Location-based social networks are the latest confusingly-named thing that have venture capitalists and Internet companies excited.
But for small businesses, the enthusiasm should be a little more muted. In the long run, these services present an opportunity to win over new customers. Today, they are still niche.
Location-based social networks, like Foursquare, Gowalla, Brightkite and Loopt, allow users to share their location with their friends. If I stop by a grocery story or a bar, I can tell my friends where I'm at.
It sounds goofy in the abstract, but it's actually a really useful service. If you live in a bustling area like I do, odds are you're pretty busy. So are all your friends. It's difficult to keep on top of what everyone is doing. With Foursquare -- the location-based service I use most -- I can see if a friend is drinking in my nieghborhood, or if a friend is in a bar near me. Without much coordination, I can go hang out with said friend.

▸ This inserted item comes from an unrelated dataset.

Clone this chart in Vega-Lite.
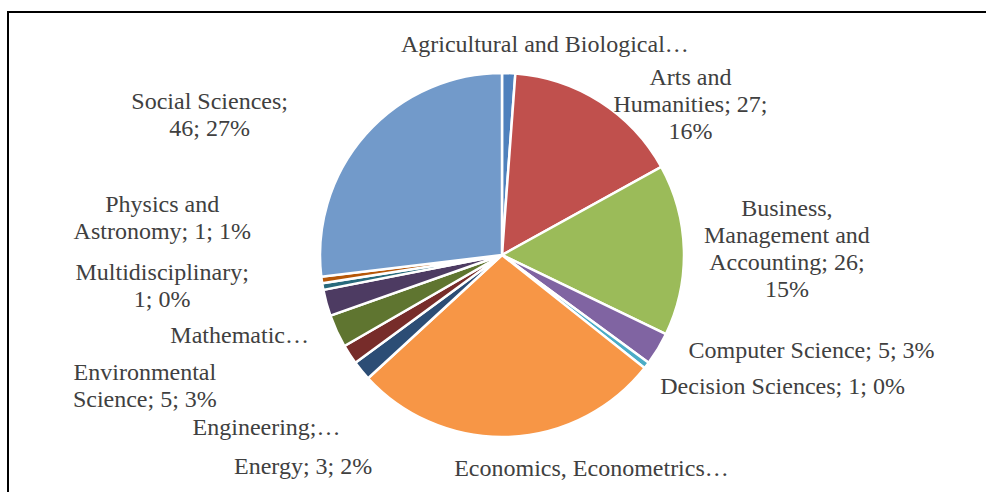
{
  "$schema": "https://vega.github.io/schema/vega-lite/v6.json",
  "width": 988,
  "height": 486,
  "autosize": "none",
  "padding": {"left": 8, "top": 12, "right": 0, "bottom": 0},
  "background": "white",
  "view": {"stroke": "#000000", "strokeWidth": 2},
  "config": {"view": {"stroke": "#000000", "strokeWidth": 2}, "text": {"font": "Liberation Serif, Times New Roman, serif", "fontSize": 24, "lineHeight": 27, "color": "#404040", "align": "center", "baseline": "middle"}},
  "data": {
    "values": [
      {"cat": "Agricultural and Biological Sciences", "n": 2, "label": "Agricultural and Biological…"},
      {"cat": "Arts and Humanities", "n": 27, "label": "Arts and\nHumanities; 27;\n16%"},
      {"cat": "Business, Management and Accounting", "n": 26, "label": "Business,\nManagement and\nAccounting; 26;\n15%"},
      {"cat": "Computer Science", "n": 5, "label": "Computer Science; 5; 3%"},
      {"cat": "Decision Sciences", "n": 1, "label": "Decision Sciences; 1; 0%"},
      {"cat": "Economics, Econometrics and Finance", "n": 47, "label": "Economics, Econometrics…"},
      {"cat": "Energy", "n": 3, "label": "Energy; 3; 2%"},
      {"cat": "Engineering", "n": 3, "label": "Engineering;…"},
      {"cat": "Environmental Science", "n": 5, "label": "Environmental\nScience; 5; 3%"},
      {"cat": "Mathematics", "n": 4, "label": "Mathematic…"},
      {"cat": "Multidisciplinary", "n": 1, "label": "Multidisciplinary;\n1; 0%"},
      {"cat": "Physics and Astronomy", "n": 1, "label": "Physics and\nAstronomy; 1; 1%"},
      {"cat": "Social Sciences", "n": 46, "label": "Social Sciences;\n46; 27%"}
    ]
  },
  "encoding": {
    "theta": {"field": "n", "type": "quantitative", "stack": true}
  },
  "layer": [
    {
      "mark": {"type": "arc", "radius": 182, "stroke": "#ffffff", "strokeWidth": 2.5},
      "encoding": {
        "color": {
          "field": "cat",
          "type": "nominal",
          "legend": null,
          "scale": {
            "domain": ["Agricultural and Biological Sciences", "Arts and Humanities", "Business, Management and Accounting", "Computer Science", "Decision Sciences", "Economics, Econometrics and Finance", "Energy", "Engineering", "Environmental Science", "Mathematics", "Multidisciplinary", "Physics and Astronomy", "Social Sciences"],
            "range": ["#4F81BD", "#C0504D", "#9BBB59", "#8064A2", "#4BACC6", "#F79646", "#2C4D75", "#772C2A", "#5F7530", "#4D3B62", "#276A7C", "#B65708", "#729ACA"]
          }
        }
      }
    },
    {
      "mark": {"type": "text", "radius": 214, "dx": 35, "dy": 4, "lineBreak": "\n"},
      "encoding": {"detail": {"field": "cat"}, "text": {"condition": {"test": "datum.cat === 'Agricultural and Biological Sciences'", "field": "label"}, "value": ""}}
    },
    {
      "mark": {"type": "text", "radius": 242, "dx": 58, "dy": 27, "lineBreak": "\n"},
      "encoding": {"detail": {"field": "cat"}, "text": {"condition": {"test": "datum.cat === 'Arts and Humanities'", "field": "label"}, "value": ""}}
    },
    {
      "mark": {"type": "text", "radius": 285, "dx": 0, "dy": -38, "lineBreak": "\n"},
      "encoding": {"detail": {"field": "cat"}, "text": {"condition": {"test": "datum.cat === 'Business, Management and Accounting'", "field": "label"}, "value": ""}}
    },
    {
      "mark": {"type": "text", "radius": 324, "dx": 32, "dy": -71, "lineBreak": "\n"},
      "encoding": {"detail": {"field": "cat"}, "text": {"condition": {"test": "datum.cat === 'Computer Science'", "field": "label"}, "value": ""}}
    },
    {
      "mark": {"type": "text", "radius": 309, "dx": 35, "dy": -56, "lineBreak": "\n"},
      "encoding": {"detail": {"field": "cat"}, "text": {"condition": {"test": "datum.cat === 'Decision Sciences'", "field": "label"}, "value": ""}}
    },
    {
      "mark": {"type": "text", "radius": 231, "dx": 81, "dy": -17, "lineBreak": "\n"},
      "encoding": {"detail": {"field": "cat"}, "text": {"condition": {"test": "datum.cat === 'Economics, Econometrics and Finance'", "field": "label"}, "value": ""}}
    },
    {
      "mark": {"type": "text", "radius": 290, "dx": 25, "dy": 28, "lineBreak": "\n"},
      "encoding": {"detail": {"field": "cat"}, "text": {"condition": {"test": "datum.cat === 'Energy'", "field": "label"}, "value": ""}}
    },
    {
      "mark": {"type": "text", "radius": 292, "dx": 9, "dy": 13, "lineBreak": "\n"},
      "encoding": {"detail": {"field": "cat"}, "text": {"condition": {"test": "datum.cat === 'Engineering'", "field": "label"}, "value": ""}}
    },
    {
      "mark": {"type": "text", "radius": 380, "dx": -12, "dy": -41, "lineBreak": "\n"},
      "encoding": {"detail": {"field": "cat"}, "text": {"condition": {"test": "datum.cat === 'Environmental Science'", "field": "label"}, "value": ""}}
    },
    {
      "mark": {"type": "text", "radius": 274, "dx": 2, "dy": 9, "lineBreak": "\n"},
      "encoding": {"detail": {"field": "cat"}, "text": {"condition": {"test": "datum.cat === 'Mathematics'", "field": "label"}, "value": ""}}
    },
    {
      "mark": {"type": "text", "radius": 341, "dx": -4, "dy": -41, "lineBreak": "\n"},
      "encoding": {"detail": {"field": "cat"}, "text": {"condition": {"test": "datum.cat === 'Multidisciplinary'", "field": "label"}, "value": ""}}
    },
    {
      "mark": {"type": "text", "radius": 342, "dx": -1, "dy": -97, "lineBreak": "\n"},
      "encoding": {"detail": {"field": "cat"}, "text": {"condition": {"test": "datum.cat === 'Physics and Astronomy'", "field": "label"}, "value": ""}}
    },
    {
      "mark": {"type": "text", "radius": 324, "dx": -50, "dy": 62, "lineBreak": "\n"},
      "encoding": {"detail": {"field": "cat"}, "text": {"condition": {"test": "datum.cat === 'Social Sciences'", "field": "label"}, "value": ""}}
    }
  ]
}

Since they are built around "checking-in" at restaurants, bars, and stores, location-based services provide a great commercial opportunity for small businesses. For example, if I check into one bar, the bar next door could offer me a dollar-off beer through the app, and entice me to leave and head over to them. Or if I'm standing in a neighborhood, I can open up one of these apps see what's around and what sweet deals they're offering.

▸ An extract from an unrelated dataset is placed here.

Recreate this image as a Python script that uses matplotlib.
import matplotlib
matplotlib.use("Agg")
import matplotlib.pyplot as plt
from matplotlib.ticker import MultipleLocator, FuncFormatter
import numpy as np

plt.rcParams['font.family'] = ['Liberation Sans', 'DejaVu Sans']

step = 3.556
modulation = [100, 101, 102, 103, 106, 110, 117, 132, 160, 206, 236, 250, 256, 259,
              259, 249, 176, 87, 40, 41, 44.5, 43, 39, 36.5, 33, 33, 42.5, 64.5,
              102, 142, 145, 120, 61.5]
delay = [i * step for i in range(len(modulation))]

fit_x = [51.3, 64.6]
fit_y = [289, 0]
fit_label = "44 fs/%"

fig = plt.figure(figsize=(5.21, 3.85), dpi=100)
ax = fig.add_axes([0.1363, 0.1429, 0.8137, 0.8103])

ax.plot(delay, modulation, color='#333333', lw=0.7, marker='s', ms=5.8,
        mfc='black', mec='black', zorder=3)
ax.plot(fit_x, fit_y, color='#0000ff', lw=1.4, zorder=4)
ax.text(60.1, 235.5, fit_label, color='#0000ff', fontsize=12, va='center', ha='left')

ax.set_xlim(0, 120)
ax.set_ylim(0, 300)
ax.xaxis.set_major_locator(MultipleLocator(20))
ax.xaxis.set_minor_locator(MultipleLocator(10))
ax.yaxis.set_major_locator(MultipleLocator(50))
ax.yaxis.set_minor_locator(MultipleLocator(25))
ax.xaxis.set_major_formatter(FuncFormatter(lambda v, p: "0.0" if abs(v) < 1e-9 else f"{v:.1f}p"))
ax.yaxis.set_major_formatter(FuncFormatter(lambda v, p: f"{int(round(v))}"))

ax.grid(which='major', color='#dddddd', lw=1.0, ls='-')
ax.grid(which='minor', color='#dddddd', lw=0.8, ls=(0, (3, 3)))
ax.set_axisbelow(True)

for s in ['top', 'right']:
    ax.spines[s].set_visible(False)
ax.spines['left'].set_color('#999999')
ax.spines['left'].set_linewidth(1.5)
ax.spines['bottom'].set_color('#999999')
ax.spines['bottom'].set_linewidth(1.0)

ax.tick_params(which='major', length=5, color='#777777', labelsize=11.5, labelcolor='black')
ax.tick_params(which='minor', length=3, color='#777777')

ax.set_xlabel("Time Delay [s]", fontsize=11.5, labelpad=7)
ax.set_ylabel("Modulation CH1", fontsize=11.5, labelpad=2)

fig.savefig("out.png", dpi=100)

You're probably (hopefully) thinking, "Okay, all that sounds great. Why did you tell me not to get excited?!" Because, as of right now, only a handful of people are using them. A new study just revealed that 93 percent of people haven't even heard of these location based networks.
I recently spoke with a digital executive who works with smaller 'local' business like restaurants, bars, and SMBs. He said that small businesses are getting a 6-10 calls a week from people promising to get them better performance on the web. Between Google, Yelp, Facebook, Twitter, and dozens of other opportunities, it's tough for a small business owner to figure out what matters and what's going to help them the most.
If you have time on your hands, then it's a good idea to check out these networks. For example, Foursquare has tools for managing your business on its site. But it's much more likely that you're too busy to just fiddle around with 'the next big thing.'
My advice: keep an eye on the space, but wait to see how things pan out. It's heavily fragmented, and, currently, there is no guarantee any of these companies are going to emerge victorious with tens of millions of users.
A nice way to hedge your bets: if you see customers in your establishment whipping out their smartphones, ask them if they're using these services. If they are, then find out how they use them, and if a deal would even matter to them. And take it from there.